HONOLULU (HawaiiNewsNow) - Mayor Kirk Caldwell says dealing with Honolulu's housing crisis is one of his top priorities. But at the same time, the city just lost millions of dollars for housing programs and need-based rental assistance.
Hawaii News Now has learned the city missed deadlines to spend almost $10 million, and the federal government has already taken some of it back.
"The objective I think for just about every government agency is to receive the money, put it to good use, and expend it before you lose it, so any time we see loss of federal funds in particular, it's surprising to us," Ryan Okahara, the Honolulu Field Office Director for the U.S. Department of Housing and Urban Development, said.
Each year the city receives millions in federal grants from the U.S. Department of Housing and Urban Development (HUD). There's a deadline to spend that money under the HOME program, which HUD says, the city missed this year.
Okahara says the city only spent four percent of the money it was given.
"The city has had challenges from time to time on spending money on initiatives that require close and significant coordination with the private sector. This occurs when there are delays in getting projects started, especially when third parties are involved," city Managing Director Roy Amemiya Jr. said.
HUD officials also say the city missed another critical deadline for HUD's Community Development Block Grant (CDBG) program that could lead to another $7.5 million being lapsed.

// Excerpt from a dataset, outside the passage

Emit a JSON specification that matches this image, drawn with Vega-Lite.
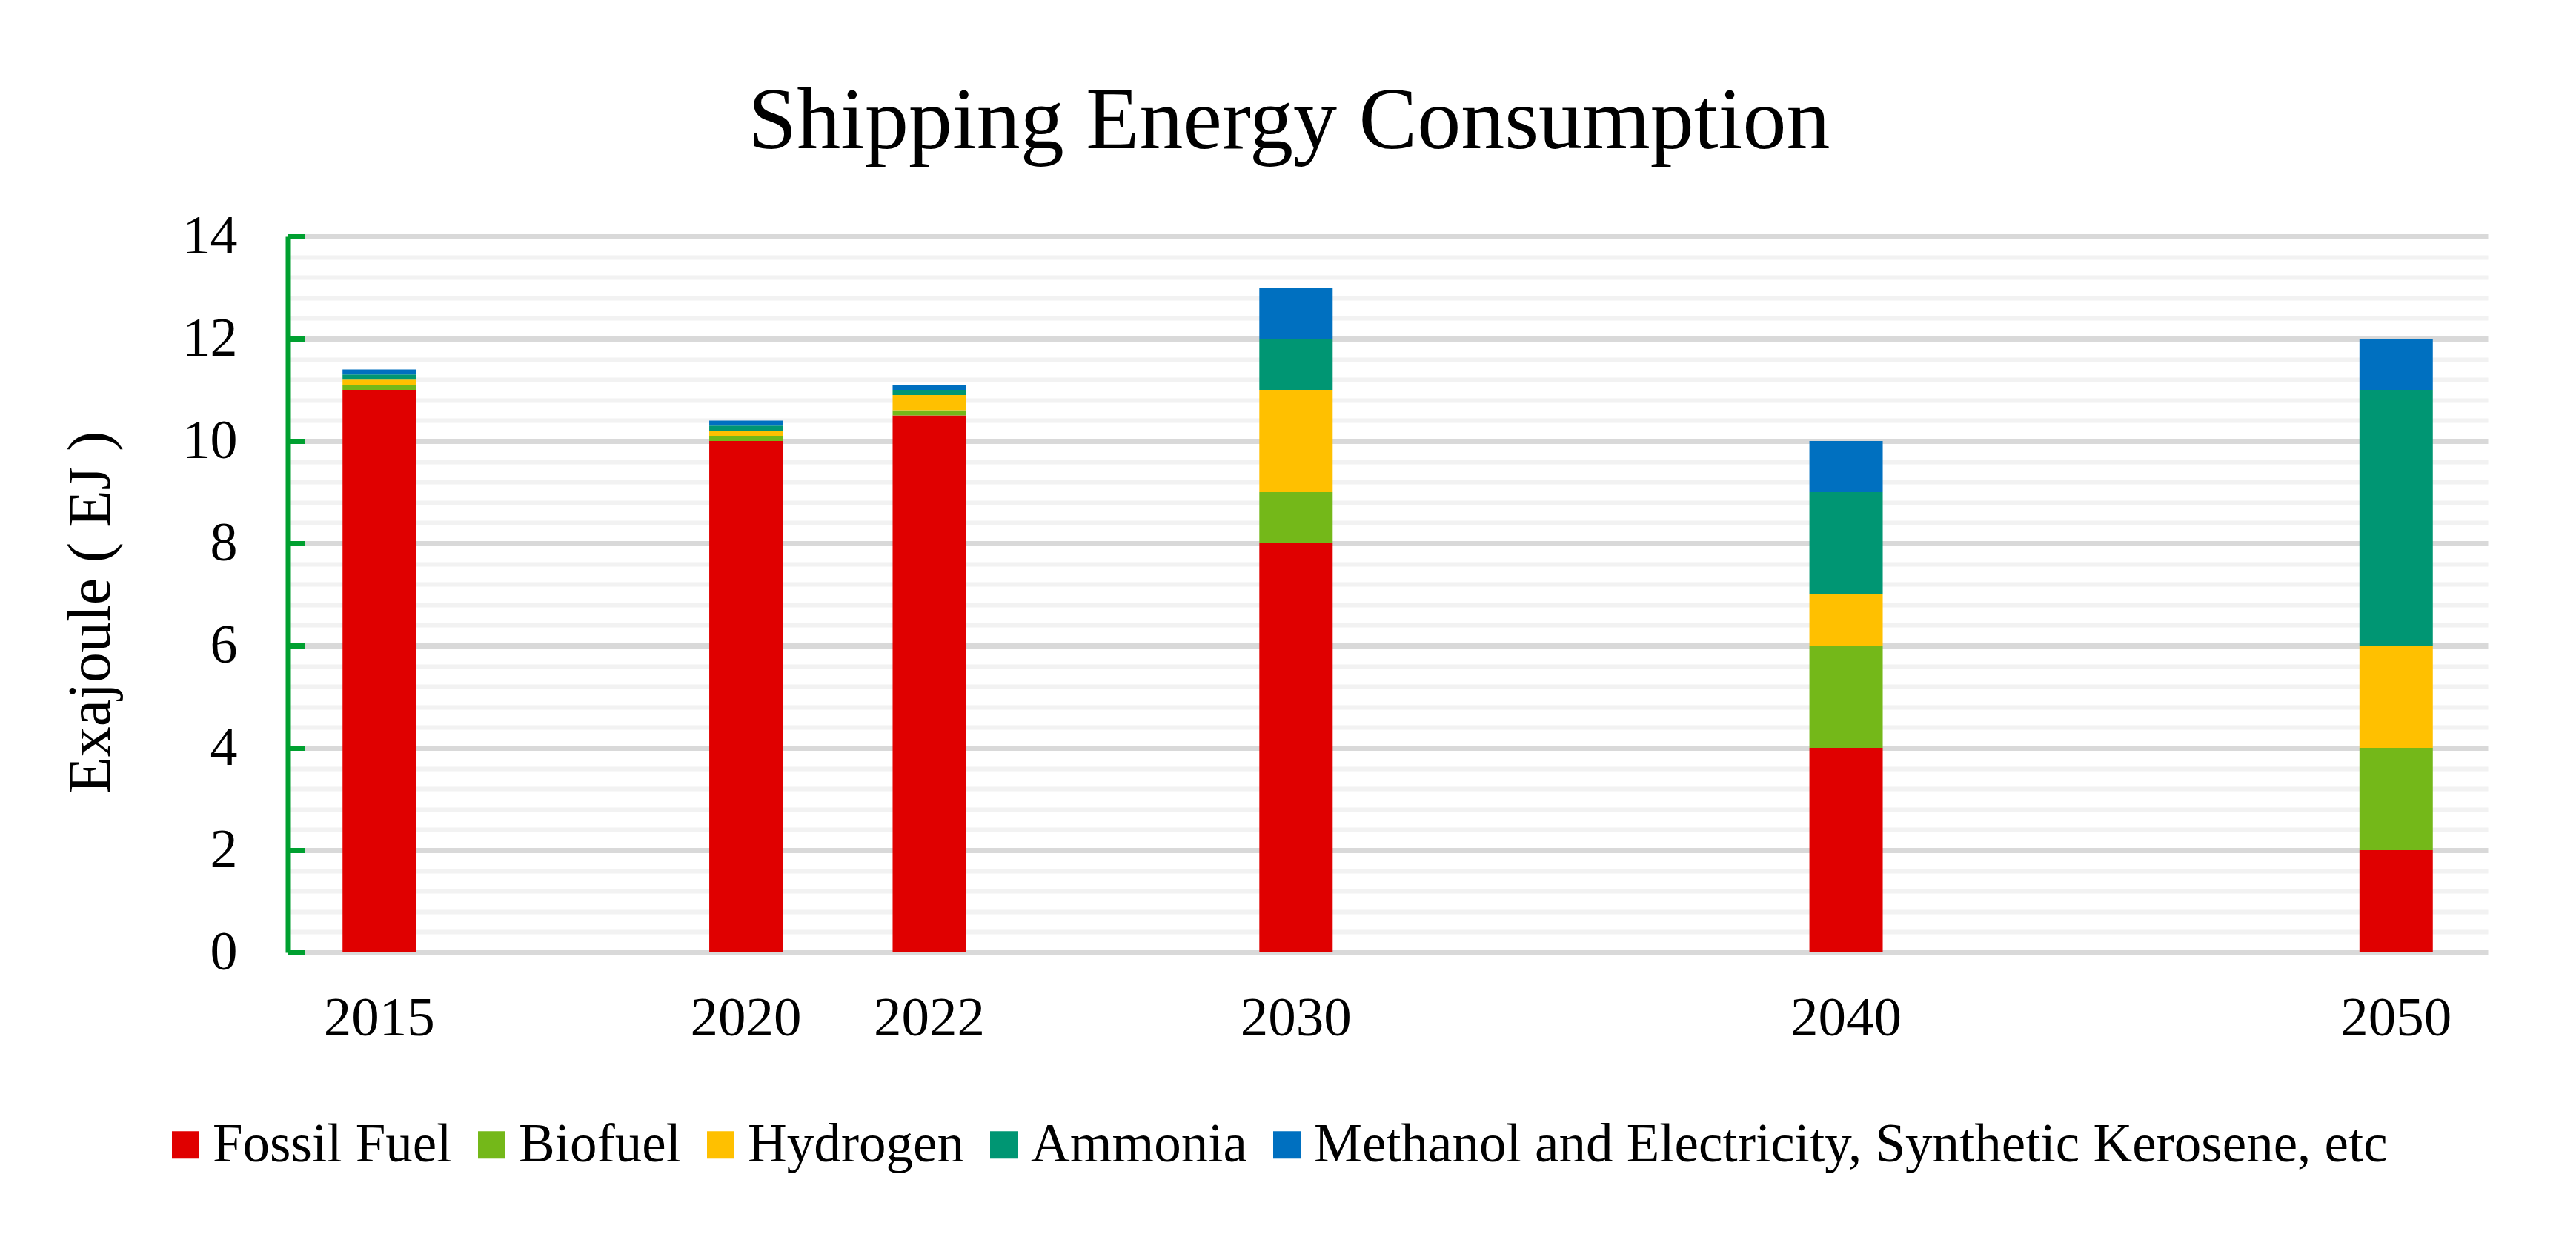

"The city struggled to meet timeliness requirements on CDBG as well. We're awaiting a decision by headquarters HUD on exactly how much Community Development Block Grant funds will be lost," Okahara said.
The loss of funds has some council members upset.
"It's a lot of money," said Council member Kymberly Pine, the Chair of the Council's Committee on Zoning and Housing, "It's extremely disappointing because we are 24,000 homes short to help our local people here on the island of Oahu and that money could've been used by those people who are suffering."
The loss is also felt by Oahu's non-profits.
"It's absolutely heartbreaking. Hawaii can't afford this. We're in the middle of a housing crisis," Gavin Thornton, the Co-Executive Director of the Hawai'i Appleseed Center for Law and Economic Justice said. "We really need to be running as efficiently as possible. We can't afford to be throwing away resources."
This isn't the first time the federal government has been critical of the city's handling of federal grant money.
The city was warned about mishandling federal block grants a year ago.
Last August, an audit by the U.S. Office of Inspector General found that "the city did not have an effective grant administration structure in place," and that, "The dysfunction and inefficiency caused the city to be repeatedly at risk of failing the HUD timeliness test."
"Going forward, the city's new action plan focuses on spending these federal funds on qualified, shovel-ready city projects that improve community facilities in targeted income areas. The city continues to work with HUD and it's our hope that all of the grant money will be retained," Amemiya said.
HUD will soon decide how much of the $7.5 million to take back, Okahara says, leaving some feeling like sitting ducks.
"At this point, it's out of the city's hand and it's at a decision point with HUD Headquarters." Okahara said.